# [SET EXERCISE]
Below this line is a listing that includes pictures. Copy exactly, and only, the lines from the one containing "Write a LaTeX" through the one containing "align=right, anchor=east] (pf)"; the pictures do not go in the copy.

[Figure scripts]
>> start

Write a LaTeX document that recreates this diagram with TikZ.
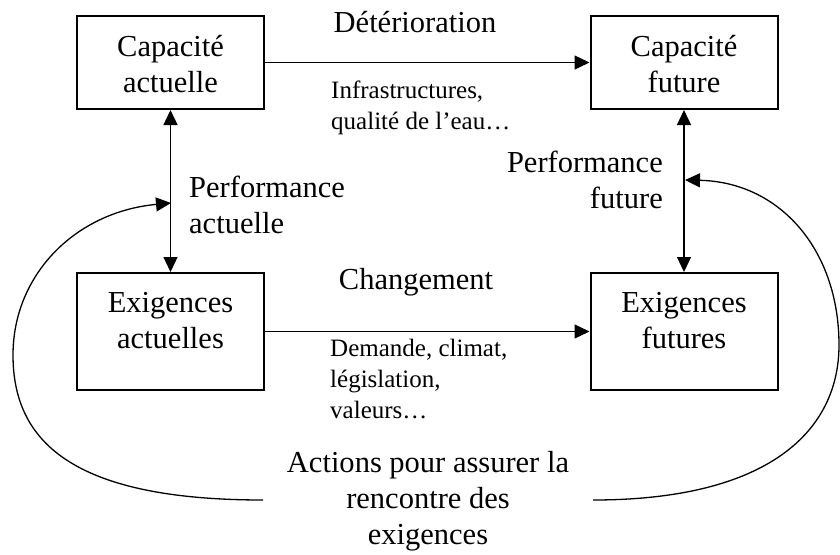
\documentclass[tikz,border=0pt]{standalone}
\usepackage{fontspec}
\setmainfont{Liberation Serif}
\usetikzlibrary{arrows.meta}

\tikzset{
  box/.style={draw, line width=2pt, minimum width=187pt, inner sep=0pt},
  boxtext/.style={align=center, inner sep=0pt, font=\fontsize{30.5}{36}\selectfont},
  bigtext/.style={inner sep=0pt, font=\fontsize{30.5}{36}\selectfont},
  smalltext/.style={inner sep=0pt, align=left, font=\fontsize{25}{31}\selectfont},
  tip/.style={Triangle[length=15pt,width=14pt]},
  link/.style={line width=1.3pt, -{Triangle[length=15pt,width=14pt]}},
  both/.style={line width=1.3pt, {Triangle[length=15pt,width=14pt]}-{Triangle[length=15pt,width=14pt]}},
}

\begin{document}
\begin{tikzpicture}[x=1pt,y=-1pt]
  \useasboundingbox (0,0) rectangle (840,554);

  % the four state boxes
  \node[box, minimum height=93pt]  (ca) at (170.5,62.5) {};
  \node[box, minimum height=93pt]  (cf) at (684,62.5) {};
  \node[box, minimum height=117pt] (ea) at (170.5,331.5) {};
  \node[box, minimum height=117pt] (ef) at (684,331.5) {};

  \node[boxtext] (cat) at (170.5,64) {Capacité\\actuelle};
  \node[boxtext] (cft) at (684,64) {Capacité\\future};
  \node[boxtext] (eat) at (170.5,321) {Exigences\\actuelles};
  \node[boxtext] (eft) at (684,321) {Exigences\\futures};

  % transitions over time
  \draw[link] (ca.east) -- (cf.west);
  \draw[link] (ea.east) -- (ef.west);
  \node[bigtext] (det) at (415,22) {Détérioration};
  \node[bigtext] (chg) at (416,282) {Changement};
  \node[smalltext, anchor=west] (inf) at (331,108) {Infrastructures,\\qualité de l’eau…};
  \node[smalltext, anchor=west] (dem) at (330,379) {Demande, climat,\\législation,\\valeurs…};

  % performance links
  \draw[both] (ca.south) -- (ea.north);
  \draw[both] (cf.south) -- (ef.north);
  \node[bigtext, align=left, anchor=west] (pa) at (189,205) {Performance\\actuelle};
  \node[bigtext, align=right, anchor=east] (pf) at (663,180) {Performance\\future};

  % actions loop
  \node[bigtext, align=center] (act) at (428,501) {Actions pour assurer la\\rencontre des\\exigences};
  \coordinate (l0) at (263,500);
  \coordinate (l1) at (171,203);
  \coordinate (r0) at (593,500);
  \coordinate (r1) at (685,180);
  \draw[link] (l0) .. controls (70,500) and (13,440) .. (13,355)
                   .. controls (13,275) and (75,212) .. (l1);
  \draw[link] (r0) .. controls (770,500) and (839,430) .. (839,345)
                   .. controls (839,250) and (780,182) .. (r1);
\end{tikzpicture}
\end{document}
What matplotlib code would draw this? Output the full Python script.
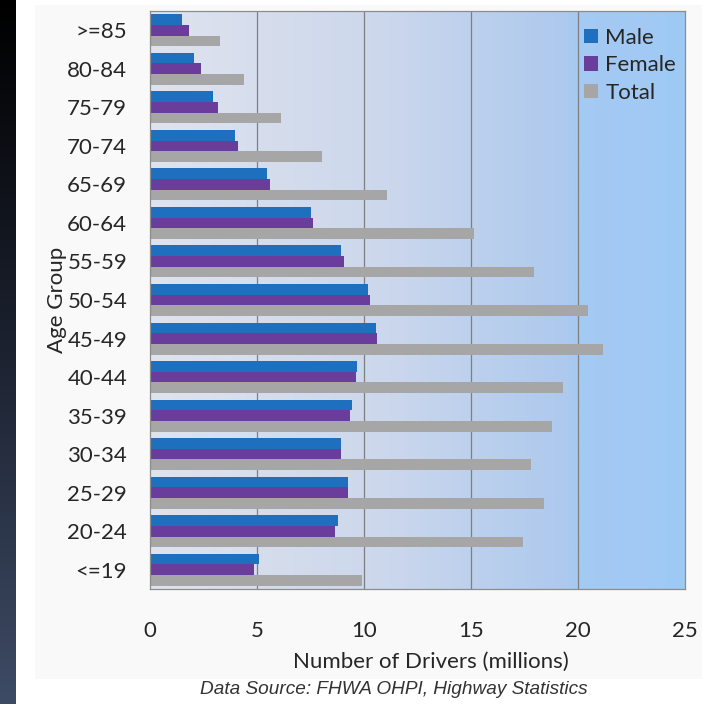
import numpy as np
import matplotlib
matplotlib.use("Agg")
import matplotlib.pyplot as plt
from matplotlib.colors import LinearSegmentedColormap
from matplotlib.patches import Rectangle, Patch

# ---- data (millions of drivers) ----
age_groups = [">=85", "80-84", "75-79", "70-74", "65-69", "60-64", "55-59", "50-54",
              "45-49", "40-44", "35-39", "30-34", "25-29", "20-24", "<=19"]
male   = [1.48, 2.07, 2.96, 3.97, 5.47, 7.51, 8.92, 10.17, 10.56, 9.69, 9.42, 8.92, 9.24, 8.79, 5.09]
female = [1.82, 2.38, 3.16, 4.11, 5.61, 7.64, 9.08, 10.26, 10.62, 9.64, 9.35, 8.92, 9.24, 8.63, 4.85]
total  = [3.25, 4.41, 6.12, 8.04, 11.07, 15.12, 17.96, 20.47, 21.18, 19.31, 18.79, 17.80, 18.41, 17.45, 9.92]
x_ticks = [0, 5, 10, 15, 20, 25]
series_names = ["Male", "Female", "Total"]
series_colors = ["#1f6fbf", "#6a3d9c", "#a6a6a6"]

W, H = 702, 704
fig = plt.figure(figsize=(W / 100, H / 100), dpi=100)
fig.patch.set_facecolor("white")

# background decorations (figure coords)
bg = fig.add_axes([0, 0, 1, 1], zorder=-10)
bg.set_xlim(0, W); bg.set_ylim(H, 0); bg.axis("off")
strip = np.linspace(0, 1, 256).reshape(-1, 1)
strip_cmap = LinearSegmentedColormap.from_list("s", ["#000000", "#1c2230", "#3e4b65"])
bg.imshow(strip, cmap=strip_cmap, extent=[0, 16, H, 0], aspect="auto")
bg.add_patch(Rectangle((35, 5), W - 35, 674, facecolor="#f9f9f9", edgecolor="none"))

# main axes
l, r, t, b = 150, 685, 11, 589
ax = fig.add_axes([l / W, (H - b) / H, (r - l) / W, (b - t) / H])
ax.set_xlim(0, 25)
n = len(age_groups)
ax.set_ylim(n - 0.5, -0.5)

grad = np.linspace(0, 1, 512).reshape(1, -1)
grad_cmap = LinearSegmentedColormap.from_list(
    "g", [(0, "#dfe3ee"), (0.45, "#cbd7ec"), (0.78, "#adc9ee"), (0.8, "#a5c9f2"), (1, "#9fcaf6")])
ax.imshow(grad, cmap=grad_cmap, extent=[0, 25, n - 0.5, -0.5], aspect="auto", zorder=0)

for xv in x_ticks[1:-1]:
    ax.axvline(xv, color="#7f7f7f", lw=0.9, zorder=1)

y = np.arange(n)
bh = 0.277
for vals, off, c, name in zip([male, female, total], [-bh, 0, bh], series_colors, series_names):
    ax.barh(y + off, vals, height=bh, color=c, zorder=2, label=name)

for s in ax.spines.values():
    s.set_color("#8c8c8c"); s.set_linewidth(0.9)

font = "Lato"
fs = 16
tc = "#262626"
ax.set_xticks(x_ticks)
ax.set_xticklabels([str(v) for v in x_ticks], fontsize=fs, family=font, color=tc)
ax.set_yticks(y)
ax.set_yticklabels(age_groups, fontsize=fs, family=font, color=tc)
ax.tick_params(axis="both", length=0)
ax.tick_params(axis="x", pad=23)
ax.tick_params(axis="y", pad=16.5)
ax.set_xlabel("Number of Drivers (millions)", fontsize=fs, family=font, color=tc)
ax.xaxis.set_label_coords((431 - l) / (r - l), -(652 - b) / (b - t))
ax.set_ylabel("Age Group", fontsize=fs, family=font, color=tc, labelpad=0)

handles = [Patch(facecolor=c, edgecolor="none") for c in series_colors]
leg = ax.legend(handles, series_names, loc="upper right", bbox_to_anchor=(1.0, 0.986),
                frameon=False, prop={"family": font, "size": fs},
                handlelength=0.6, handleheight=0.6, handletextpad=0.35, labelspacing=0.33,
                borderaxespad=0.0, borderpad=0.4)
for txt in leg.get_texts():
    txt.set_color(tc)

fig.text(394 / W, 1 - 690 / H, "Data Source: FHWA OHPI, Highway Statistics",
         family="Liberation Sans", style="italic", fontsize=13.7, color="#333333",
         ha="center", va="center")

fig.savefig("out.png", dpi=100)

>> end
>> start

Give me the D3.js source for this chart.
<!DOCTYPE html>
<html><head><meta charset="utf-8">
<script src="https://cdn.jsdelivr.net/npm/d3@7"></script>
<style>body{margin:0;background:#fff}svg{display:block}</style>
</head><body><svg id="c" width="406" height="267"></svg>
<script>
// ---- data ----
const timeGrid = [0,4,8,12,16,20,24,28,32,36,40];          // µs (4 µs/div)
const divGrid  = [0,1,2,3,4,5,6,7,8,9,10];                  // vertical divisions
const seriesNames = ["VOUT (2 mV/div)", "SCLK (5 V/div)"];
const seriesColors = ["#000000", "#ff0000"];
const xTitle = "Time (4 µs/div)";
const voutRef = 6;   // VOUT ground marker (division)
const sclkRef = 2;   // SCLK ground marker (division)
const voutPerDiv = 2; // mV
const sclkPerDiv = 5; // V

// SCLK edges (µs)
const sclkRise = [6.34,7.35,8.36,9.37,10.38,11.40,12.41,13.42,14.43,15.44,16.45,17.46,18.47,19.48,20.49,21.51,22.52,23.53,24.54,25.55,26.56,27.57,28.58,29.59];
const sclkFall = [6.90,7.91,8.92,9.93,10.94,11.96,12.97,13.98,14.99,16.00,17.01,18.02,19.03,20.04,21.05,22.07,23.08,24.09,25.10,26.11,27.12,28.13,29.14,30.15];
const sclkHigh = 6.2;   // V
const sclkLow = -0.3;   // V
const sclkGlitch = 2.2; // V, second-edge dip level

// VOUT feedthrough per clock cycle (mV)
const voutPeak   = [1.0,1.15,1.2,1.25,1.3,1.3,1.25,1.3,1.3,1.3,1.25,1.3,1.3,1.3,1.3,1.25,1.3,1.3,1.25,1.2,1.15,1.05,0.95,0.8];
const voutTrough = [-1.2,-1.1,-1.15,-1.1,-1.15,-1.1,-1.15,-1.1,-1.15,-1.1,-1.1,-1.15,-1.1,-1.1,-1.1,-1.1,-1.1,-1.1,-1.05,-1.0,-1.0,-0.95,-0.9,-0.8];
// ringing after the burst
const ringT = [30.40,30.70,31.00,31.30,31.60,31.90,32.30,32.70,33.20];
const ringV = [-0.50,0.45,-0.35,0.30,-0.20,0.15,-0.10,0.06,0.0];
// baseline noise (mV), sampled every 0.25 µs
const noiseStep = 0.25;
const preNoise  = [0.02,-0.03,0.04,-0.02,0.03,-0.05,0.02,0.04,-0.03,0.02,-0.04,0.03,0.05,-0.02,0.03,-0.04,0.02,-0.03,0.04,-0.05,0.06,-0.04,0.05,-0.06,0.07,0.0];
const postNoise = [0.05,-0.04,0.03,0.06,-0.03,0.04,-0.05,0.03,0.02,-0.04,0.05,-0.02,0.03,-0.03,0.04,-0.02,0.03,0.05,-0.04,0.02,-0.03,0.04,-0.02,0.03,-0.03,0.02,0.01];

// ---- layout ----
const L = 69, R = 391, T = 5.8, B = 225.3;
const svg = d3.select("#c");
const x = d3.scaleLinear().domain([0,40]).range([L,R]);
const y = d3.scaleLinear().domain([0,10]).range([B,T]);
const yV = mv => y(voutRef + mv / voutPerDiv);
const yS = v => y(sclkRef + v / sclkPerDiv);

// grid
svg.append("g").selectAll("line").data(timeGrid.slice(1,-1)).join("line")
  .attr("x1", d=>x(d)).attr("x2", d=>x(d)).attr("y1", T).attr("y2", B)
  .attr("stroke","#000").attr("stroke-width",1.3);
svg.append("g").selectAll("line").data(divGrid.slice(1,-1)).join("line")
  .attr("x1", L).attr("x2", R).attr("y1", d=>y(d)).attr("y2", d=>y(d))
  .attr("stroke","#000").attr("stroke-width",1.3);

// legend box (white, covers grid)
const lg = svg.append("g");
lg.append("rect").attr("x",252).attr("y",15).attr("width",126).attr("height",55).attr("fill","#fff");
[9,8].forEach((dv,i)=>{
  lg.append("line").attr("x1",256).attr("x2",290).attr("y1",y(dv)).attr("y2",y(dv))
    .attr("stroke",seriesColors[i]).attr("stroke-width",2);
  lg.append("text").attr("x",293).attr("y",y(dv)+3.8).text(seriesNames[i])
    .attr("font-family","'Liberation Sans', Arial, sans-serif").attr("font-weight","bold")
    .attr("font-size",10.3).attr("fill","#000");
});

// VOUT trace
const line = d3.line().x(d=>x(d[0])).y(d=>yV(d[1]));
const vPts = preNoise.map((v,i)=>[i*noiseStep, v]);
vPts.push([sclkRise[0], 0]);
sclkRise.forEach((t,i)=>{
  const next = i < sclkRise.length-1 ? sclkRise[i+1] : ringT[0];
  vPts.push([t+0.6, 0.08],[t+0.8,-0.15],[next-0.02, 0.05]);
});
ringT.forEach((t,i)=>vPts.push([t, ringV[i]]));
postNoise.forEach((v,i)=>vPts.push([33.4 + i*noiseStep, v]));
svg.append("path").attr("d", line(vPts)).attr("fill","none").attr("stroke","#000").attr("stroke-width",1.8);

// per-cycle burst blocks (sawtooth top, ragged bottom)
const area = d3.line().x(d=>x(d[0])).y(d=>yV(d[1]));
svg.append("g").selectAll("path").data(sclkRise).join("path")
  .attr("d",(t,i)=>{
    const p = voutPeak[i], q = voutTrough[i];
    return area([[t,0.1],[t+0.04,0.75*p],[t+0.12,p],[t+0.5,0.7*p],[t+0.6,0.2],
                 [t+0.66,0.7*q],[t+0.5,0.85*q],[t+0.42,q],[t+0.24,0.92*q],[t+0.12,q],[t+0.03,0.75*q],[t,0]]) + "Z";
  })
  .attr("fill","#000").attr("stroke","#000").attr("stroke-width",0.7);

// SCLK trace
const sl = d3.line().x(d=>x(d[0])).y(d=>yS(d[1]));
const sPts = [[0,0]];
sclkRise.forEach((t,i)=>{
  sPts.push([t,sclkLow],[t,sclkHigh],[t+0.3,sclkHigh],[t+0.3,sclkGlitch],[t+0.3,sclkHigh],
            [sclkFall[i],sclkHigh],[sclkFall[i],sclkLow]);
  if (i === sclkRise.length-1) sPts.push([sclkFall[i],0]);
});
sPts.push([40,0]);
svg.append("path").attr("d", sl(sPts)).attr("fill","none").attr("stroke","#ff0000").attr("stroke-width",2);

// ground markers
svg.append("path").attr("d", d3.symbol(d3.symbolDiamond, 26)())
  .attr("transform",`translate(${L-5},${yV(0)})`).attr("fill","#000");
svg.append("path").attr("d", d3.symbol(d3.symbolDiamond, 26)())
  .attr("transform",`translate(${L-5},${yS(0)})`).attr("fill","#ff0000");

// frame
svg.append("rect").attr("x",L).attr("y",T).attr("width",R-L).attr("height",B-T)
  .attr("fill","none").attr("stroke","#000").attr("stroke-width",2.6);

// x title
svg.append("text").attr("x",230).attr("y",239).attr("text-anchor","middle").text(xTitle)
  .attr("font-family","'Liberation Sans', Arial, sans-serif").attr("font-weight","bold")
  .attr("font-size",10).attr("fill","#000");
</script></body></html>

>> end

# [SOLVED EXERCISE]
Write a LaTeX document that recreates this diagram with TikZ.
\documentclass[tikz,border=0pt]{standalone}
\usepackage{fontspec}
\setmainfont{Liberation Serif}
\usetikzlibrary{arrows.meta}

\tikzset{
  box/.style={draw, line width=2pt, minimum width=187pt, inner sep=0pt},
  boxtext/.style={align=center, inner sep=0pt, font=\fontsize{30.5}{36}\selectfont},
  bigtext/.style={inner sep=0pt, font=\fontsize{30.5}{36}\selectfont},
  smalltext/.style={inner sep=0pt, align=left, font=\fontsize{25}{31}\selectfont},
  tip/.style={Triangle[length=15pt,width=14pt]},
  link/.style={line width=1.3pt, -{Triangle[length=15pt,width=14pt]}},
  both/.style={line width=1.3pt, {Triangle[length=15pt,width=14pt]}-{Triangle[length=15pt,width=14pt]}},
}

\begin{document}
\begin{tikzpicture}[x=1pt,y=-1pt]
  \useasboundingbox (0,0) rectangle (840,554);

  % the four state boxes
  \node[box, minimum height=93pt]  (ca) at (170.5,62.5) {};
  \node[box, minimum height=93pt]  (cf) at (684,62.5) {};
  \node[box, minimum height=117pt] (ea) at (170.5,331.5) {};
  \node[box, minimum height=117pt] (ef) at (684,331.5) {};

  \node[boxtext] (cat) at (170.5,64) {Capacité\\actuelle};
  \node[boxtext] (cft) at (684,64) {Capacité\\future};
  \node[boxtext] (eat) at (170.5,321) {Exigences\\actuelles};
  \node[boxtext] (eft) at (684,321) {Exigences\\futures};

  % transitions over time
  \draw[link] (ca.east) -- (cf.west);
  \draw[link] (ea.east) -- (ef.west);
  \node[bigtext] (det) at (415,22) {Détérioration};
  \node[bigtext] (chg) at (416,282) {Changement};
  \node[smalltext, anchor=west] (inf) at (331,108) {Infrastructures,\\qualité de l’eau…};
  \node[smalltext, anchor=west] (dem) at (330,379) {Demande, climat,\\législation,\\valeurs…};

  % performance links
  \draw[both] (ca.south) -- (ea.north);
  \draw[both] (cf.south) -- (ef.north);
  \node[bigtext, align=left, anchor=west] (pa) at (189,205) {Performance\\actuelle};
  \node[bigtext, align=right, anchor=east] (pf) at (663,180) {Performance\\future};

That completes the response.